There is a counterintuitive problem in writing groups: the people giving feedback frequently burn out faster than the people receiving it. Giving thoughtful critique requires a kind of sustained imaginative effort — you have to hold the writer's intention in mind while also tracking your own readerly experience, then translate that into language that is honest but not destructive. That is cognitively expensive. A study from the University of Toronto found that perspective-taking under social pressure depletes cognitive resources significantly faster than perspective-taking in neutral settings. Writing groups are not neutral settings. There is history in the room, there is ego in the room, and there is the unspoken awareness that next week the roles reverse. The practical fix is rotation. Groups that give one person the role of "lead responder" each session — someone who prepares more carefully while others respond more freely — report higher satisfaction and more consistent attendance. The lead responder gets to go deep. Everyone else gets to be responsive without the pressure of carrying the conversation.

Getting Feedback That Actually Changes Your Draft

Most writers leave critique sessions with a list of problems and no idea which ones matter. This is a structural issue with how groups conduct the response portion. The instinct is to be thorough, to mention everything noticed. But a writer can only hold so many revision priorities at once, and a flood of notes usually results in either paralysis or surface-level fixes that do not address the real work.
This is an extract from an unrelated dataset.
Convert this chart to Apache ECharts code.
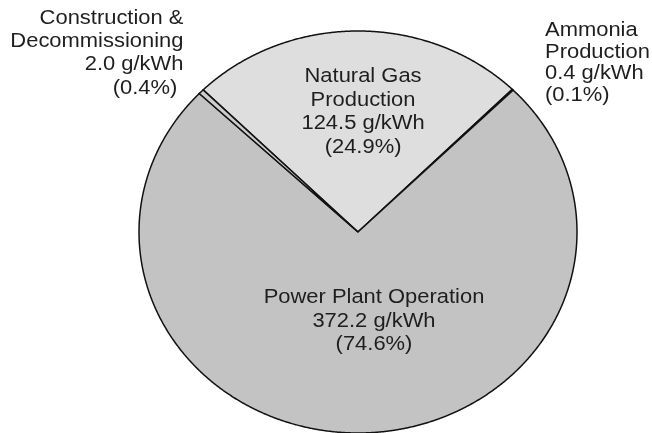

One approach borrowed from design critique is the priority filter: at the end of a session, each group member identifies one thing that, if addressed, would make the biggest single difference to the piece. Not a list — one thing. This forces a kind of editorial thinking that is actually harder than generating notes. It also gives the writer a clear hierarchy to work from. Research from Carnegie Mellon's human-computer interaction group on collaborative feedback in creative disciplines found that specificity was the strongest predictor of whether feedback was acted upon. Vague observations like "the pacing felt off" were rarely incorporated into revisions, while observations anchored to specific moments — "I lost the thread in the third paragraph when the timeline jumped" — were incorporated at nearly three times the rate.

The Tangent Problem (Which Is Actually a Momentum Problem)

Here is something writing groups rarely talk about: tangents are almost always productive in disguise. When a discussion of someone's story about a divorce suddenly becomes a twenty-minute conversation about how grief works in narrative, that feels like a detour. But it usually means the piece has touched something real enough to pull the group into genuine thinking. The problem is not the tangent — it is that the group never returns the energy to the original work. A simple norm of "we can go there, and we come back" handles this cleanly.

When to Leave

Knowing when a writing group has run its course is as important as knowing how to make one work. Groups have natural lifespans. Members grow at different rates, life circumstances shift, and the work evolves in directions that no longer intersect. Staying in a group out of loyalty past the point of usefulness is a form of literary stagnation dressed up as community. The most honest thing a group can do is build in a periodic check — every six months or a year — where everyone asks whether this is still the room they need. The groups that last tend to be the ones willing to have that conversation.